Como buen comerciante intento enfocarme en los números. Todos los números que tengan relación con mi negocio. Los números del reloj, para calcular el tiempo que se invierte en cada operación, los del costo de la materia prima, la cantidad de personas formadas delante de mí en esta tienda para mayoristas, hasta el número de golpes que se propinan un padre, de aproximadamente, 1.68m de altura y su hijo, de aproximadamente, 93cm de estatura.
El niño, visiblemente molesto y sin tener la capacidad evolutiva que caracteriza la madurez, golpeó cuatro veces al padre con la palma de la mano izquierda, en forma de manotazo, directo al antebrazo, muy cerca del codo, ya que sus padres no accedieron a comprarle un producto que impulsivamente él exigía.
El padre, con el rostro serio, firme, frunciendo las cejas cada vez que respondía un golpe por otro golpe, terminó la discusión al sumar cinco impactos en el hombro izquierdo del niño, con el puño cerrado, pero dejando el dedo de en medio un poco afuera, logrando que su contrario mostrara el dolor de la derrota en un rostro a punto del llanto, y con la madre atrás, en primera fila, respirando profundamente.

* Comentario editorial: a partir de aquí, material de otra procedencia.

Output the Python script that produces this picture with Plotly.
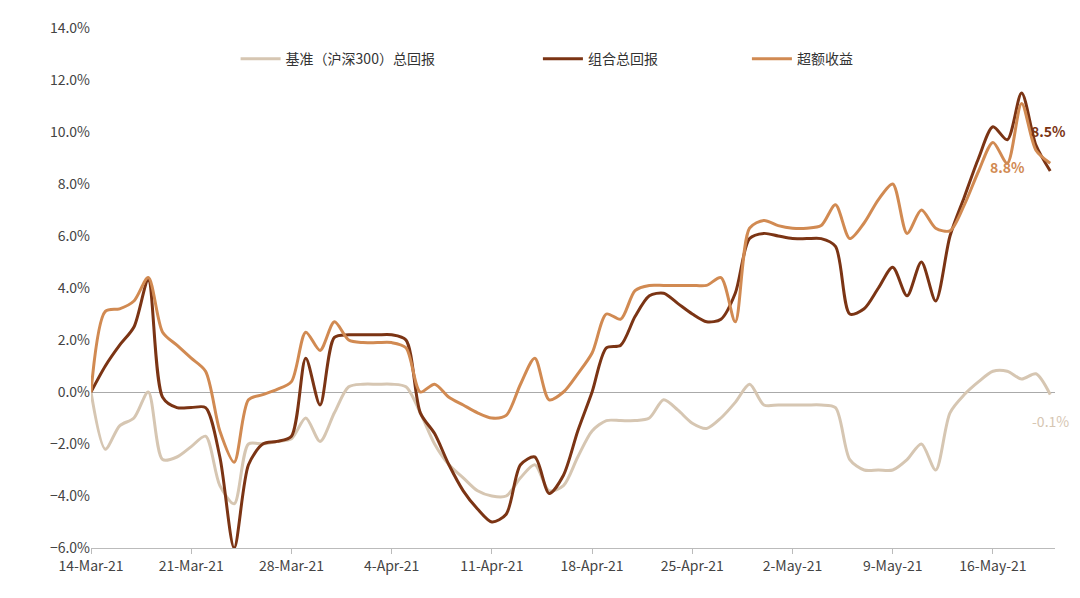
import plotly.graph_objects as go
import pandas as pd

dates = pd.date_range("2021-03-14", periods=68, freq="D")
bench = [0,-2.2,-1.3,-1.0,0,-2.6,-2.5,-2.1,-1.7,-3.6,-4.3,-2.0,-2.0,-1.9,-1.8,-1.0,-1.9,-0.8,0.2,0.3,
         0.3,0.3,0.2,-0.8,-2.0,-2.8,-3.3,-3.8,-4.0,-4.0,-3.3,-2.8,-3.8,-3.6,-2.5,-1.5,-1.1,-1.1,-1.1,-1.0,
         -0.3,-0.7,-1.2,-1.4,-1.0,-0.4,0.3,-0.5,-0.5,-0.5,-0.5,-0.5,-0.6,-2.6,-3.0,-3.0,-3.0,-2.6,-2.0,-3.0,
         -0.8,-0.1,0.4,0.8,0.8,0.5,0.7,-0.1]
port = [0,1.0,1.8,2.5,4.3,-0.2,-0.6,-0.6,-0.6,-2.5,-6.0,-2.8,-2.0,-1.9,-1.7,1.3,-0.5,2.1,2.2,2.2,
        2.2,2.2,2.0,-0.8,-1.6,-2.8,-3.8,-4.5,-5.0,-4.7,-2.8,-2.5,-3.9,-3.2,-1.5,0.0,1.7,1.8,2.9,3.7,
        3.8,3.4,3.0,2.7,2.8,3.8,5.9,6.1,6.0,5.9,5.9,5.9,5.6,3.0,3.2,4.0,4.8,3.7,5.0,3.5,
        6.0,7.5,9.0,10.2,9.7,11.5,9.5,8.5]
excess = [0,3.1,3.2,3.5,4.4,2.3,1.8,1.3,0.8,-1.5,-2.7,-0.3,-0.1,0.1,0.4,2.3,1.6,2.7,2.0,1.9,
          1.9,1.9,1.7,0.0,0.3,-0.2,-0.5,-0.8,-1.0,-0.9,0.3,1.3,-0.3,0.0,0.7,1.5,3.0,2.8,3.9,4.1,
          4.1,4.1,4.1,4.1,4.4,2.7,6.3,6.6,6.4,6.3,6.3,6.4,7.2,5.9,6.5,7.4,8.0,6.1,7.0,6.3,
          6.2,7.2,8.5,9.6,8.8,11.1,9.3,8.8]
names = ["基准（沪深300）总回报", "组合总回报", "超额收益"]
colors = ["#d6c6b2", "#7b3414", "#d18a52"]
tickvals = pd.date_range("2021-03-14", periods=10, freq="7D")
ticktext = [d.strftime("%-d-%b-%y") for d in tickvals]
pads = ["\u2003" * 7, "\u2003" * 6, ""]

fig = go.Figure()
for n, y, c, p in zip(names, [bench, port, excess], colors, pads):
    fig.add_trace(go.Scatter(x=dates, y=y, name=n + p, mode="lines",
                             line=dict(color=c, width=3, shape="spline", smoothing=0.8)))
fig.add_annotation(x=dates[-1], y=port[-1], text="<b>8.5%</b>", showarrow=False,
                   xshift=-2, yshift=40, font=dict(color=colors[1], size=14))
fig.add_annotation(x=dates[-4], y=excess[-1], text="<b>8.8%</b>", showarrow=False,
                   yshift=-4, font=dict(color=colors[2], size=14))
fig.add_annotation(x=dates[-1], y=bench[-1], text="-0.1%", showarrow=False,
                   yshift=-26, font=dict(color=colors[0], size=14))
fig.update_layout(
    width=1080, height=598, plot_bgcolor="white", paper_bgcolor="white",
    margin=dict(l=83, r=33, t=20, b=58),
    font=dict(family="Noto Sans CJK SC", size=14, color="#444"),
    legend=dict(orientation="h", x=0.15, xanchor="left", y=0.94, yanchor="middle",
                font=dict(size=14, color="#333"), itemwidth=40),
)
fig.update_xaxes(range=[dates[0], dates[-1] + pd.Timedelta(hours=8)], tickvals=tickvals,
                 ticktext=ticktext, showgrid=False, showline=True, linecolor="#bbb",
                 ticks="outside", tickcolor="#bbb", ticklen=5, automargin=False)
fig.update_yaxes(range=[-6, 14], dtick=2, tickformat=".1f", ticksuffix="%", showgrid=False,
                 zeroline=True, zerolinecolor="#aaa", zerolinewidth=1, automargin=False)
fig.write_html("out.html")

Al final, el padre logró el objetivo, TRANQUILIZAR AL NIÑO y legitimar su autoridad, educando sin gritar, sin alterar el orden, quizá su argumento sea: “A mí me educaron así y no pasa nada malo”, o quizá diga: “¿de qué manera se pueden controlar a estas criaturas que NO ENTIENDEN con RAZONES?
Desde mi sexto lugar, en la fila de la caja cuatro, y avanzando considerablemente lento debido a fallas del sistema, miraba el combate y pensaba en siete “cosas”:
Uno, la recomendación que el doctor cubano Alfonso Bernal da en su libro Errores en la Crianza de los Niños, donde comenta lo absurdo que es pegarle a nuestros hijos, porque “estamos castigando al pequeño por la educación que le hemos inculcado”.
Dos, el bajo, o nulo, interés de los padres por esforzarse en crear métodos diferentes para convencer a los niños, en lugar de caer inmediatamente en la frustración y optar por la vía de la violencia. Si de verdad, los padres (aquellos que golpean a sus hijos) fueran más inteligentes, podrían pensar en diferentes estrategias para convencer al pequeño de hacer lo que se le pide sin necesidad del golpe o castigos físicos.
Tres, también, llegó a mi mente César Millán, el Encantador de Perros, quien asegura y demuestra en su programa de televisión, que las mascotas caninas pueden ser educadas sin recibir golpes, pero es necesario que el dueño tenga paciencia y tolerancia a la frustración. ¿Acaso nuestros hijos no deben recibir mejor trato que una mascota?
Cuatro, además, recordé que los niños tienen el Derecho a Vivir Libres de Violencia. Éste, junto con otros derechos es defendido y protegido por la UNICEF (Fondo de las Naciones Unidad para la Infancia).
Cinco, ¿qué hará ese pequeño cuando un compañerito suyo, en el colegio, se rehúse a darle lo que él le pide? o ¿le arrebate un material con el que está trabajando? ¿Recurrirá a los golpes como su padre le está enseñando?
Seis, la doctora en psicología Denise Cummins, autora de diversos libros y colaboradora de la revista digital Phychology Today, asegura que golpear a los niños tiene consecuencias negativas tanto en el niño como en el padre. Por una parte, el padre aprende que golpeando al niño se desahoga, y por otra, el pequeño aprende que golpear a una persona más pequeña y débil es correcto.
Y siete, un estudio de cinco décadas, que involucra más de 160 mil niños, realizado por investigadores de las universidades de Michigan y Texas, en Estados Unidos, reveló que corregir con castigo físico a los niños está ligado con: Resultados perjudiciales en su DESARROLLO, y NUNCA brinda las respuestas “positivas” en el comportamiento inmediato o a largo plazo que buscan los padres.
Es decir, si los padres castigan físicamente a un niño en una tienda de mayoristas, para que no pida el juguete de moda que más le gustó, no evitarán que la próxima vez que aparezca otro juguete de moda, tenga un comportamiento parecido.
Antes de salir de la tienda, sosteniendo el ticket junto a la tarjeta de mayoristas en una mano, y empujando el carro de la compra con la otra, recuerdo los dorsos de las manos de mi hijo cayendo sobre mi estómago, su sonrisa con todos los dientes de leche bien alineados y sus ojos muy abiertos, brillando de felicidad.
Lo recuerdo reír y saltar mientras me dice: “vamos a jugar a los monos, vamos a pelear”, lo que significa saltar encima de mí y golpearme con sus manos como lo vio en una película de Tarzán, y pienso que, aunque la violencia se nos presenta divertida e inofensiva, en la realidad siempre duele, humilla y deja marcas.